Scan the following material for the string "that" and copy each line in which it appears.

Source material:
------------------------------------------------------------

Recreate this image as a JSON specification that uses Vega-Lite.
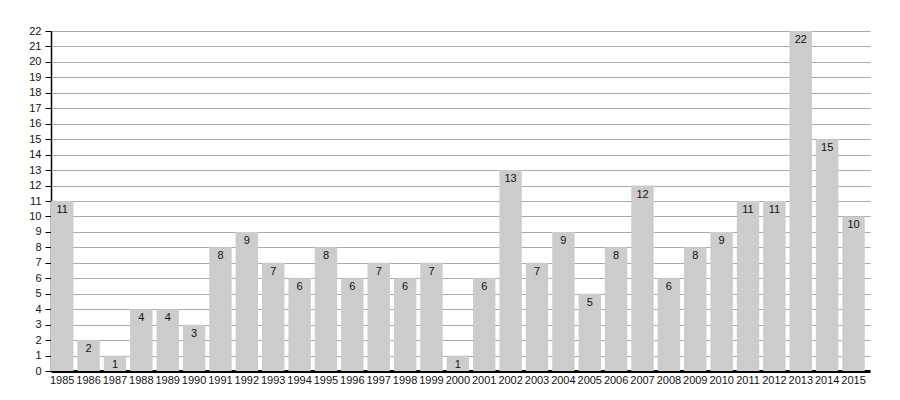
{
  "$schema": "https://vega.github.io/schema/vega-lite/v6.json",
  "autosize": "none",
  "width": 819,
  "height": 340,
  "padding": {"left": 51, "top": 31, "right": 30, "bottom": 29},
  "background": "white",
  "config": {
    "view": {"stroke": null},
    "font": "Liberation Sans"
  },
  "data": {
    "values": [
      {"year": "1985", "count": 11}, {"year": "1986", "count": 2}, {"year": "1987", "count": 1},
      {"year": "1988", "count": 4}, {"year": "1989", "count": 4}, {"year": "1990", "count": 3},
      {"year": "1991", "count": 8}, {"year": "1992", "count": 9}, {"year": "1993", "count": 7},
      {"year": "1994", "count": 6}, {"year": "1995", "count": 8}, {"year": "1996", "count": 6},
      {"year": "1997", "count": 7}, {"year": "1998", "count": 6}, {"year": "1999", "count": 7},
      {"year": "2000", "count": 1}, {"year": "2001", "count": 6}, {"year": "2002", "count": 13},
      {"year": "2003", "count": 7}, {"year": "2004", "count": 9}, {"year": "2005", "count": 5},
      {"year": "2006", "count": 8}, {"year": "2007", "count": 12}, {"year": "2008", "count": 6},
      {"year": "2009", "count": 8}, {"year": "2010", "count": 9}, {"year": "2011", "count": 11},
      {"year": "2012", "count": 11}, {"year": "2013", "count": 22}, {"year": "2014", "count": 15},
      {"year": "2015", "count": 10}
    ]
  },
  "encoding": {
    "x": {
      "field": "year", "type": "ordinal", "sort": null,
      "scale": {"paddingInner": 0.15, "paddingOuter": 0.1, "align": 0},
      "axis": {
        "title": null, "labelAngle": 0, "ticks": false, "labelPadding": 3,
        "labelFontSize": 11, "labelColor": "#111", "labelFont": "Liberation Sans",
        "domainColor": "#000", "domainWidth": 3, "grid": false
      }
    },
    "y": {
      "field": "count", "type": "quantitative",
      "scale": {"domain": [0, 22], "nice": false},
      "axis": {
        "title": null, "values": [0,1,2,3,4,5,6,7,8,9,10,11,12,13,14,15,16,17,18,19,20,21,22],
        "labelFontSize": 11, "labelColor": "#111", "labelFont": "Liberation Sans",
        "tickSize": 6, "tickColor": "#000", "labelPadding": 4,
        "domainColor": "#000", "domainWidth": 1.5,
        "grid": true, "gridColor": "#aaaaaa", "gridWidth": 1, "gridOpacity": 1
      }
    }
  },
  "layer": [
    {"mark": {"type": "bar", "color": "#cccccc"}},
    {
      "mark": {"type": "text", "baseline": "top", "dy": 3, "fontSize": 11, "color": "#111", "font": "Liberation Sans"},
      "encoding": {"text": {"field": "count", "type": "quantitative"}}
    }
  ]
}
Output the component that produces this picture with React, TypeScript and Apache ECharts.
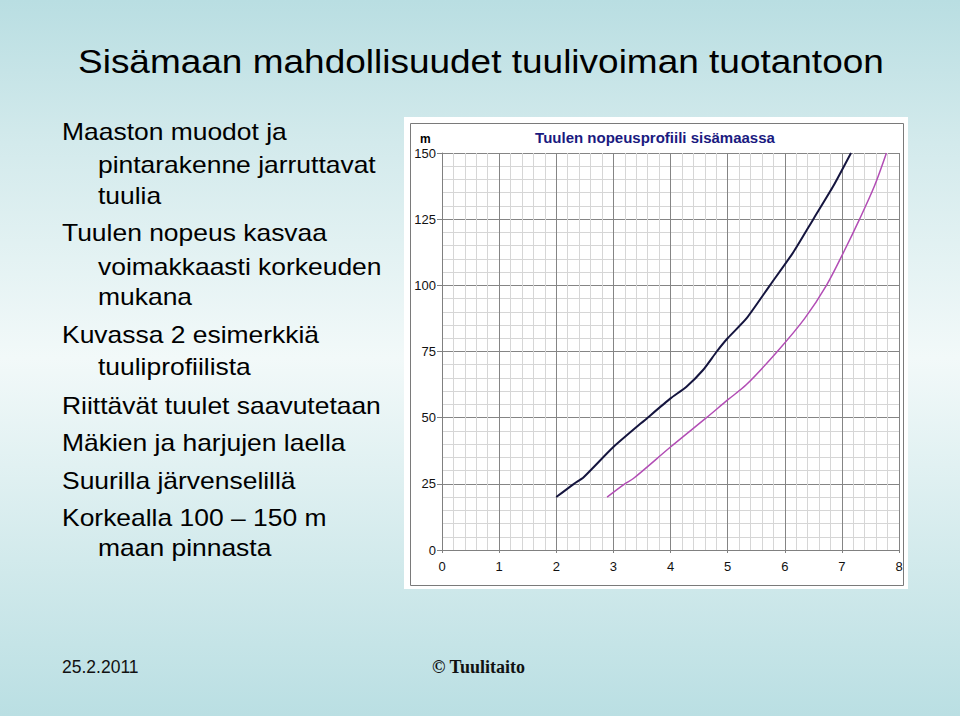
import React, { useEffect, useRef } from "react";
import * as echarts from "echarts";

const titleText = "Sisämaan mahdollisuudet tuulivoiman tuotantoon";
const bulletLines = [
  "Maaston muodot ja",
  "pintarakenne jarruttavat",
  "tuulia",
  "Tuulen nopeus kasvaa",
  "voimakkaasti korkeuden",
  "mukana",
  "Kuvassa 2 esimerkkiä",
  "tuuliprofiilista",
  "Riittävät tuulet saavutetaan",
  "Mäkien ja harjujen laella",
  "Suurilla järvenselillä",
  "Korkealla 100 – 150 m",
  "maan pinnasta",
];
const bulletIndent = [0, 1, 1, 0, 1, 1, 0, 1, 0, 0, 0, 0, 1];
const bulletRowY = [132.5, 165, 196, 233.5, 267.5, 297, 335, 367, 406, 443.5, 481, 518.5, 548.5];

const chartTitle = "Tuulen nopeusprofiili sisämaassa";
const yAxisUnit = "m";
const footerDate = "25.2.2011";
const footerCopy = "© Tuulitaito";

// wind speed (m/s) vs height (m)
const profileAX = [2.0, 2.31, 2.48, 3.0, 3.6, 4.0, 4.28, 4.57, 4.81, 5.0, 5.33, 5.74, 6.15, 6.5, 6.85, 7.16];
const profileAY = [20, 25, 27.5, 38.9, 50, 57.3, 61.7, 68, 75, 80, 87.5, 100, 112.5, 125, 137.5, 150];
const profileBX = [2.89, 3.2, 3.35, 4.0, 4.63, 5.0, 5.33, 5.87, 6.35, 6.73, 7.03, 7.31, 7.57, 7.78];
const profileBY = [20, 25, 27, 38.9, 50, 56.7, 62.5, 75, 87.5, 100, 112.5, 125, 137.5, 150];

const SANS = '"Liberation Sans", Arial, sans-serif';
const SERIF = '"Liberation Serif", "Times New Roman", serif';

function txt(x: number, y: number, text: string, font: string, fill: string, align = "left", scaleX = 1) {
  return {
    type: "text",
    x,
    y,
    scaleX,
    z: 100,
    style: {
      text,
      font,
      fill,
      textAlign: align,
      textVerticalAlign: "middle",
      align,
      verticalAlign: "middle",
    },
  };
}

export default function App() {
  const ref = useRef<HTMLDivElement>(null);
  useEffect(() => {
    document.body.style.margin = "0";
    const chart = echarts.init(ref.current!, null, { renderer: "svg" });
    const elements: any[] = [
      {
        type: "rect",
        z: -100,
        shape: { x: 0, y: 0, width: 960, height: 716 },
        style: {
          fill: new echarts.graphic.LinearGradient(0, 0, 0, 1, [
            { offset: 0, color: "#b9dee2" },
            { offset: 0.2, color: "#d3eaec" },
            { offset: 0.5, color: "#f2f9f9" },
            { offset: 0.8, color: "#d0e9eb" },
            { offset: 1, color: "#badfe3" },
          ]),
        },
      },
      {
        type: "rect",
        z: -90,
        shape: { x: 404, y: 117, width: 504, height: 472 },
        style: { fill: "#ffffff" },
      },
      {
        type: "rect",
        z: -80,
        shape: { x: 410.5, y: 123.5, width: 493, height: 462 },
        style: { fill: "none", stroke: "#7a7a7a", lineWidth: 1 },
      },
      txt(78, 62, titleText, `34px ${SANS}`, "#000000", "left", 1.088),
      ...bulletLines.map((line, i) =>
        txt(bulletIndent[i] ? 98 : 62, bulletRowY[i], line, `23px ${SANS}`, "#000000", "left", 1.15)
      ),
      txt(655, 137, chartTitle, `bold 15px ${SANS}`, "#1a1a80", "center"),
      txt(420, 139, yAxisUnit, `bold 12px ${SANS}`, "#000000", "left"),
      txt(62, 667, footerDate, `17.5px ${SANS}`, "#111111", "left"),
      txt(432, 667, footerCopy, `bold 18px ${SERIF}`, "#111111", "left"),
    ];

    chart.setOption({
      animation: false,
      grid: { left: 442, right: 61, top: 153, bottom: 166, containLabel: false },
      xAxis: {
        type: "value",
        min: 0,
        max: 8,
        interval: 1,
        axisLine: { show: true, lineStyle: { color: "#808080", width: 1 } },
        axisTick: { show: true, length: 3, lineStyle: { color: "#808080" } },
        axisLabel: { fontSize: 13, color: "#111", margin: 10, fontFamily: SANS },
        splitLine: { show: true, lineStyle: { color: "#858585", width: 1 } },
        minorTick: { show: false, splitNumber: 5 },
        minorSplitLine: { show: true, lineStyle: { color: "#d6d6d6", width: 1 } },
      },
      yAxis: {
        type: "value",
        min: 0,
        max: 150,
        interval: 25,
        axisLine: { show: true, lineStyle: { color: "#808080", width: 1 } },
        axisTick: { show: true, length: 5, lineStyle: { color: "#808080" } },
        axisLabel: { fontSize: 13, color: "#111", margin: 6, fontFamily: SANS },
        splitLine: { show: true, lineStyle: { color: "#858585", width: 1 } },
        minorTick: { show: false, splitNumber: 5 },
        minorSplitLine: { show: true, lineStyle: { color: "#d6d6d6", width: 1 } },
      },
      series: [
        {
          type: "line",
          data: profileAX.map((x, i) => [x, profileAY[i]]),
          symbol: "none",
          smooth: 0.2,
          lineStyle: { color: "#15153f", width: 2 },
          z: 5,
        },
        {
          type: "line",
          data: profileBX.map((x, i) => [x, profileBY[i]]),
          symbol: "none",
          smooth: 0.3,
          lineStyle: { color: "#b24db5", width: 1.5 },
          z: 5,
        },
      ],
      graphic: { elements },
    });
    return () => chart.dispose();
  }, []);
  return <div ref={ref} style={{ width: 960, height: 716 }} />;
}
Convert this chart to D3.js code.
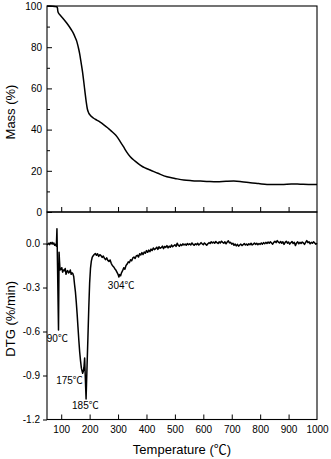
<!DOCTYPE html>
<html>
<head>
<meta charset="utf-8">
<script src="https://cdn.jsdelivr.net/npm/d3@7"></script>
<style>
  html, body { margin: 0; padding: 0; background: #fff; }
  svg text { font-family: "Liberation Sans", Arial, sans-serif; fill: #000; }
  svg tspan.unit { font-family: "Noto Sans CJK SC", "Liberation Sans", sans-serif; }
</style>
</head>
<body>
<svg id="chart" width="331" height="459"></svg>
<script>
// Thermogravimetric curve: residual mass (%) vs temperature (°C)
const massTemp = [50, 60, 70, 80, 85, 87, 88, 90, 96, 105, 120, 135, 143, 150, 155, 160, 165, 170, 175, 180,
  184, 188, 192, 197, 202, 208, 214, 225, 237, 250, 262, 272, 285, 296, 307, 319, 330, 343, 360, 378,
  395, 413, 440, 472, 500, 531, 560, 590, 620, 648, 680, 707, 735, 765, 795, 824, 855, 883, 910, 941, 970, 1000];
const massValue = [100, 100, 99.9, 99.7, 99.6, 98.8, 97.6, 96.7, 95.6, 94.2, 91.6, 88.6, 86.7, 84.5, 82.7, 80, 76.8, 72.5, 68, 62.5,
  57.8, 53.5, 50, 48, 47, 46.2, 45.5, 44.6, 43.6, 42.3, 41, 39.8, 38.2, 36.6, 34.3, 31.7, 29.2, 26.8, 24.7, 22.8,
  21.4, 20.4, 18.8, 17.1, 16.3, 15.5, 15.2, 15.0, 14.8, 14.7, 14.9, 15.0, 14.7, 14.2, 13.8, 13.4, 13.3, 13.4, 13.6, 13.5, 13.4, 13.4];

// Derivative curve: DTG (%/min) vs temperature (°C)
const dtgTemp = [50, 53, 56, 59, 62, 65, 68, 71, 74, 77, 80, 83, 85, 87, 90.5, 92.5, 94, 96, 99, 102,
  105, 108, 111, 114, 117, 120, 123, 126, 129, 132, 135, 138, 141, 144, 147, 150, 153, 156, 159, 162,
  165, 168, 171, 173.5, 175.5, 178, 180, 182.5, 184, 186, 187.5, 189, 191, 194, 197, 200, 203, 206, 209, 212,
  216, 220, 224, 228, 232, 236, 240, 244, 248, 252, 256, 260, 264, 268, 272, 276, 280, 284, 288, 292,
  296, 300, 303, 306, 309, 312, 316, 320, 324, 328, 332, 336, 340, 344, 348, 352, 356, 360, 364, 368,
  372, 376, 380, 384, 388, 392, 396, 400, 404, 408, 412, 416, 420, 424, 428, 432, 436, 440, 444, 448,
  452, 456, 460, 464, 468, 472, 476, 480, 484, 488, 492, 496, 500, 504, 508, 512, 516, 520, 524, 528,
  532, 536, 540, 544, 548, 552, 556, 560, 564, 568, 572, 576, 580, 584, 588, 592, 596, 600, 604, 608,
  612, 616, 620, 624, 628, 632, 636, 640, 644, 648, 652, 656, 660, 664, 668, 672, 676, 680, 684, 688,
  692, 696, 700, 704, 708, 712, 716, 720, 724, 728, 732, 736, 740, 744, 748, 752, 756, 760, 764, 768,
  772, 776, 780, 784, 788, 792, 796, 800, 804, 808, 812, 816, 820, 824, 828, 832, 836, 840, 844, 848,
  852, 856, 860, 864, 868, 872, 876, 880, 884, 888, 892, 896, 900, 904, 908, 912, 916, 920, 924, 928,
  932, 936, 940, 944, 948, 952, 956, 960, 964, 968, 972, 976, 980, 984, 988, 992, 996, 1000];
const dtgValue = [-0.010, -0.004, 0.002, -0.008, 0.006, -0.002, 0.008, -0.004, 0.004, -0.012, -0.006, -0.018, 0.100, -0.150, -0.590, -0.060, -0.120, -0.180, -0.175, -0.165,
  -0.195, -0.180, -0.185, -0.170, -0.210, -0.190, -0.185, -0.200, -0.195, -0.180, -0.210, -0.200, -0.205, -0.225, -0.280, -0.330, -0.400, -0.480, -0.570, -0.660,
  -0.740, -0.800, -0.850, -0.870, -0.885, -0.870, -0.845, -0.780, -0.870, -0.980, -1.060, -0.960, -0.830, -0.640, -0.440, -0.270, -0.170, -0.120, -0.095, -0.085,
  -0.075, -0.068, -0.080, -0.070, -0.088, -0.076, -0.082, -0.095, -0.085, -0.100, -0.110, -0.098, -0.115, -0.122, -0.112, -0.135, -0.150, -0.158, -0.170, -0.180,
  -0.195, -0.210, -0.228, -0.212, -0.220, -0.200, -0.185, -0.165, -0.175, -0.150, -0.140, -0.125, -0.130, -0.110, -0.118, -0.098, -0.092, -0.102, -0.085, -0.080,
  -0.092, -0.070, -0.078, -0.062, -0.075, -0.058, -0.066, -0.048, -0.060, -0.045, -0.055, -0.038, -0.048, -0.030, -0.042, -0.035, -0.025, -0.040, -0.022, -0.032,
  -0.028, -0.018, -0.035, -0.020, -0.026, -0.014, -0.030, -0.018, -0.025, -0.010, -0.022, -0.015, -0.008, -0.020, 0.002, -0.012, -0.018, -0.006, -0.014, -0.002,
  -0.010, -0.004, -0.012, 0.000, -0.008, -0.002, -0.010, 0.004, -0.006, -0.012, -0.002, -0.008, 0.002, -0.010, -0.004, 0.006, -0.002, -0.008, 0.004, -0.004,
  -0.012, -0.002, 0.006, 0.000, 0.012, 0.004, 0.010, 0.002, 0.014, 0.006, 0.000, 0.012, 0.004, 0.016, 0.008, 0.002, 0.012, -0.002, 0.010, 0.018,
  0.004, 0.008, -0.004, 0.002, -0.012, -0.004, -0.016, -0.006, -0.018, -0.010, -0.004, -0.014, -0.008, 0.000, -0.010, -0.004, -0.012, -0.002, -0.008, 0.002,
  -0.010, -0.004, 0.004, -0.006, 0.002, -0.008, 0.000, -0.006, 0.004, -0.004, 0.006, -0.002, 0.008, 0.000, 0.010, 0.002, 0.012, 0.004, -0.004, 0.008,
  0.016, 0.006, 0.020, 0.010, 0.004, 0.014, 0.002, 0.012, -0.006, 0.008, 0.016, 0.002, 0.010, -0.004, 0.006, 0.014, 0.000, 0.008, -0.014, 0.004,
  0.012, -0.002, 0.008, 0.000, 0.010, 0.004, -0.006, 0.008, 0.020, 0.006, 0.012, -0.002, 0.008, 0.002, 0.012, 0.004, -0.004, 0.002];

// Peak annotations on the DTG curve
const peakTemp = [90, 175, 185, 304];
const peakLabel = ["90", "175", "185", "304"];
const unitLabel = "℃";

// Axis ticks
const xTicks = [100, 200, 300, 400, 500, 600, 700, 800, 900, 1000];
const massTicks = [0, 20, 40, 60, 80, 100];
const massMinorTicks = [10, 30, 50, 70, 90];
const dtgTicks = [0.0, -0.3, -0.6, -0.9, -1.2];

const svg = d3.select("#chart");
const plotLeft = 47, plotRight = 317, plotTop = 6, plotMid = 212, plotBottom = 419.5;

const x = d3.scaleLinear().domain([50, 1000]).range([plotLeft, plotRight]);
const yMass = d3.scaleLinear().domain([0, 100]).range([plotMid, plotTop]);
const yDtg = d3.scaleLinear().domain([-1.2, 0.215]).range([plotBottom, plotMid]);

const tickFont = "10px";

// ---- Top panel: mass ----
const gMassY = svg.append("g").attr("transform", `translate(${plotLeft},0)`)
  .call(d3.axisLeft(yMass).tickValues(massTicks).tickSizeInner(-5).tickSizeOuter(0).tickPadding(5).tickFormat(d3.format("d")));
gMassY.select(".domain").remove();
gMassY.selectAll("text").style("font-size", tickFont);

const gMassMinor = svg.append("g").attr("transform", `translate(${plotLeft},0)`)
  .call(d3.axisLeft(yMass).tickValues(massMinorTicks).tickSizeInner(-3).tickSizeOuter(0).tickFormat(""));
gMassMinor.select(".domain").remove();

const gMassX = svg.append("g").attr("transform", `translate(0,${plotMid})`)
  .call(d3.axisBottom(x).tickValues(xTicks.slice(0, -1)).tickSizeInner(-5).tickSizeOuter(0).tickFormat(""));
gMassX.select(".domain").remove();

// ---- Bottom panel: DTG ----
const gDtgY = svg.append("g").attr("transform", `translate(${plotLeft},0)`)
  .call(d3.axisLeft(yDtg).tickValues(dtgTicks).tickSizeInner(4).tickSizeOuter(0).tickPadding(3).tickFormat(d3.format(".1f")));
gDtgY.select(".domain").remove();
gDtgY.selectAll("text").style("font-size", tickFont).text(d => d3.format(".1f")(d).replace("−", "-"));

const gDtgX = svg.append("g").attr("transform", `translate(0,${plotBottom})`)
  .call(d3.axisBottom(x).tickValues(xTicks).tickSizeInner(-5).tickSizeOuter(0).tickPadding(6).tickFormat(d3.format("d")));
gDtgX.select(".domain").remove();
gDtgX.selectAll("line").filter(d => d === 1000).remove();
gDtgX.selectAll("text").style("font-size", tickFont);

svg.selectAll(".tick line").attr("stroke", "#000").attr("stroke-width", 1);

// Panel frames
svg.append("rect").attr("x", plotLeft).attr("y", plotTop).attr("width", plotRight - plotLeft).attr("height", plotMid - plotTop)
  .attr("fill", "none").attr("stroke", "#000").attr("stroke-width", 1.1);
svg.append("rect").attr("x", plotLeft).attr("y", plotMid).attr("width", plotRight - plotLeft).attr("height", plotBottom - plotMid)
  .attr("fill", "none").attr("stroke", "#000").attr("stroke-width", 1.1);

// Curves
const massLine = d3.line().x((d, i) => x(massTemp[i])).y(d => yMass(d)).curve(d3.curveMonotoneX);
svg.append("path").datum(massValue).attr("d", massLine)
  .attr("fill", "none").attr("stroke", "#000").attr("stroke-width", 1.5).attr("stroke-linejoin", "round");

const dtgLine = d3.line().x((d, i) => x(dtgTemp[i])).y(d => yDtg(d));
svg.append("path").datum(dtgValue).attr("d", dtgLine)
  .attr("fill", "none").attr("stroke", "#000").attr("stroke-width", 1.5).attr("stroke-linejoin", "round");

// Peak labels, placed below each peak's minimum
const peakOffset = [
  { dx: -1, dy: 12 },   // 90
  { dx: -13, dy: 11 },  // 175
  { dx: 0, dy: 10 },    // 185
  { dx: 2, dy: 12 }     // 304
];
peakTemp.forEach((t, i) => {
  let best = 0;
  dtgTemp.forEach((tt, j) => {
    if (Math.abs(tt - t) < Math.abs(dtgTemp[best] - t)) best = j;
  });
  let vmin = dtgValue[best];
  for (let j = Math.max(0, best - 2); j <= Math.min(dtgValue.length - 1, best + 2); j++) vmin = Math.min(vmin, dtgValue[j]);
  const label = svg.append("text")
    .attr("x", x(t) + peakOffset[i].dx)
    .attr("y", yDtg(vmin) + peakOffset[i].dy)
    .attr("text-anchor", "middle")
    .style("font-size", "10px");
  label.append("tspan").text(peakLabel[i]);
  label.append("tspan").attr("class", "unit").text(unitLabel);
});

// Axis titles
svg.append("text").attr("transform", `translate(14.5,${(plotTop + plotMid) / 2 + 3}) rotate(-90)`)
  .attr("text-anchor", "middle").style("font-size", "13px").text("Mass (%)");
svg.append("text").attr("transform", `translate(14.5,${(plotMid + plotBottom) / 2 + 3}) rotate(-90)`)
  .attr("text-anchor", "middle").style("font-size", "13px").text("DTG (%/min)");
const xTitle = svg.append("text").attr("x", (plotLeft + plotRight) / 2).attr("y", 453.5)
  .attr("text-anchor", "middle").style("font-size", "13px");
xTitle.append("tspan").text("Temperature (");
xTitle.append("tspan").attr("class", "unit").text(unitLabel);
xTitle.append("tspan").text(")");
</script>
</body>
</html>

------------------------------------------------------------

Result of this exercise:
Recreate this image as a JSON specification that uses Vega-Lite.
Output the component that produces this picture with React, TypeScript and Apache ECharts.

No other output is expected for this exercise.